>> Monday, June 21, 2010
Once again, a post that could use the light of day.
For an unpublished author (except for a few short stories and technical papers), I’ve got a very distinctive voice. I might say, too distinctive, but I like it so I’m not going to.
I took a single creative writing class in college and my teacher wasn’t sure why I was in the class. Admittedly, it was the kind of teacher that wrote “literary” poetry, the kind that give me headaches. He explained that I shouldn’t be there since I already had a “populist” style. “I don’t know why you’re in here,” he told me in a sad voice. “You have a developed style. You write stuff anyone could read.” Uh, yeah. Clearly, he thought that was a bad thing, but really, shouldn’t you write stuff anyone could read? I might add that, though he didn’t change my style, he gave me an A anyway (telling me that I did "my style" very well).
What does that mean? I like dialog. I like for people to get to know my people by hearing what they have to say.
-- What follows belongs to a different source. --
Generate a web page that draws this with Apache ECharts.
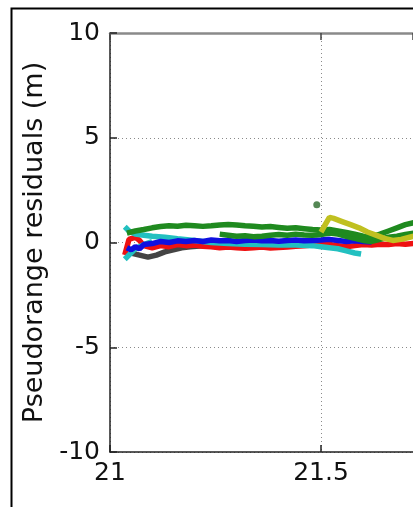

I rarely spend a lot of time describing characters in detail as I like readers to figure out who they are by who they are rather than what they look like, or, at most, how other characters see them. I describe action in detail, but setting minimally. For me, the texture and life that pulls the story along is all in the people.
Of course, I have other quirks, too. Rapists get killed, and not necessarily gently. Protagonists don’t rape. Ever. Ditto for child abuse and other heinous crimes. Since I often write in extreme environments where survival is key, violence is frequently a part of the story.
I like humor. There is no genre that can’t be improved with a little humor.
All of my longer works (novel length) involve cats. And dragons. It’s a signature.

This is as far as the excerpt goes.